Whipsawed? Compounding the challenges for the D.O. is a new wave of political uncertainty that some veteran case officers say is having a profound impact on morale. The public drubbing of the CIA over its failures of 9/11 and the prewar intelligence on Iraq was bad enough, but the controversy over aggressive questioning of terrorist suspects and the legal authorization to do so is also deeply worrisome to many in the D.O. Some case officers are concerned about being whipsawed for doing their jobs--punished by the courts after following orders approved by the executive branch--and left swinging in the wind.

Bush with Director Goss, in the lobby of CIA headquarters
DAVID Y. LEE--POOL

Ignominy. Regardless of their view, many agree that when the rules change, people get hurt, and careers get ended. For example, after the Iran-contra affair in President Reagan's second term, several senior D.O. officers were forced out in ignominy; a few were prosecuted criminally. "That memory cast a long shadow," a Cold War-era veteran says. "These are U.S. government employees being told to do these things. They fear being hung out to dry."

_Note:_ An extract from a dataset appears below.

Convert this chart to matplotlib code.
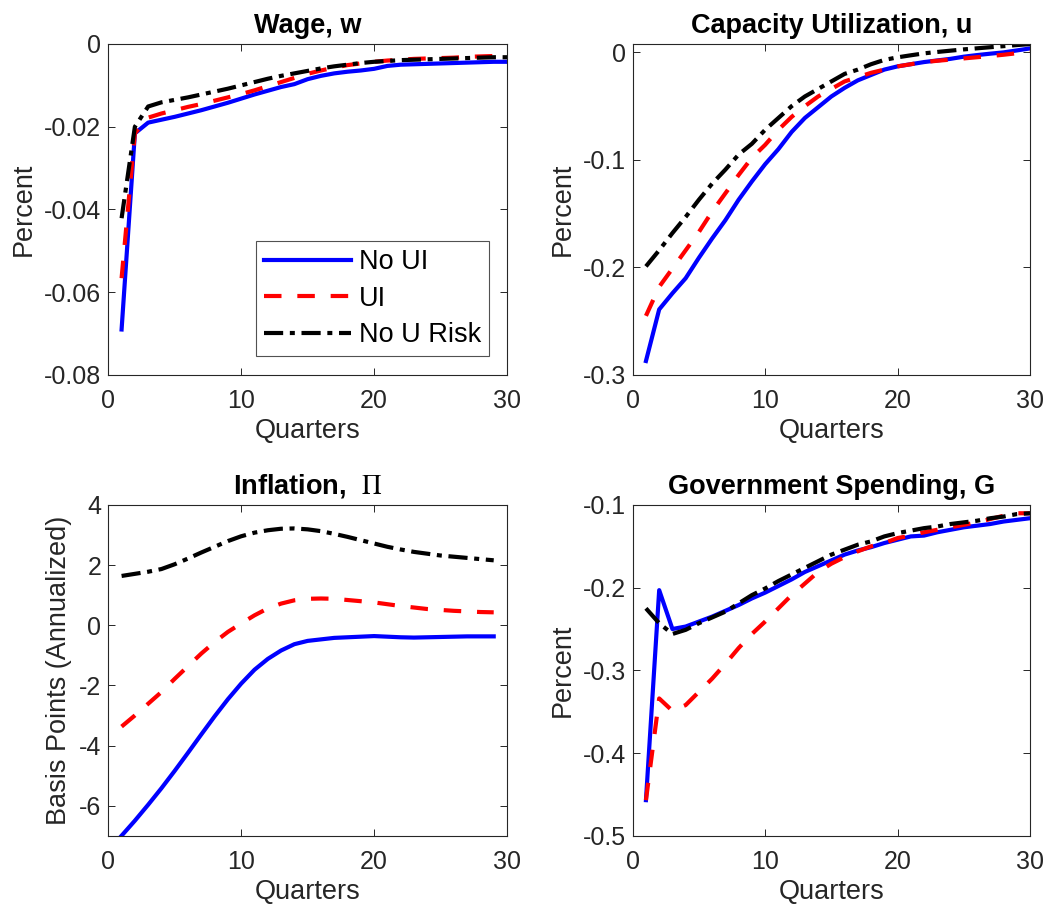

It's not just the uncertainty and the plunging morale that are causing case officers to pack it in, some say; today it's the lure of big money. Private contractors like Blackwater, Science Applications International Corp., and Abraxas, a company formed in 2001 by former CIA officials, are hiring even midlevel CIA employees for salaries of $200,000 or more. Abraxas, founded by former D.O. veteran Hollis Helms, has hired 200 former intelligence officers and has won awards in the past two years for being one of the fastest-growing technology companies in North America. Its senior management is composed of former officials who left the CIA some years ago, including the CIA's former director of administration, its chief polygrapher, a former Africa division chief, and a China station chief. In an interview with Entrepreneur Weekly in November, Helms said, "At one point, we calculated that our employees have over 3,000 years of experience in foreign intelligence." Abraxas opened an office in China in 2004, expanding its offerings of "global risk mitigation services" to private and government clients. One of those services uses proprietary technology to detect suspected terrorists' surveillance of airports or industrial installations. Another provides business-intelligence units that perform "deception detection" with experts trained to spot physical and behavioral clues that someone is lying.

A particular irony of the current situation in the D.O. is that its personnel needs are so great that executives often turn to newly minted contractors, known as "green badgers," and invite them to return to work at the agency. As contractors, they generally cannot serve as supervisors, although exceptions can be made. Like regular case officers, the green badgers collect intelligence and serve as watch officers, but their administrative and mentoring talents are largely lost to the agency. Some contractors have reopened stations in countries where the CIA had closed them in the 1990s. Some see their reopening as a positive development except for the fact, as one agency veteran notes, that the taxpayers are "just paying more."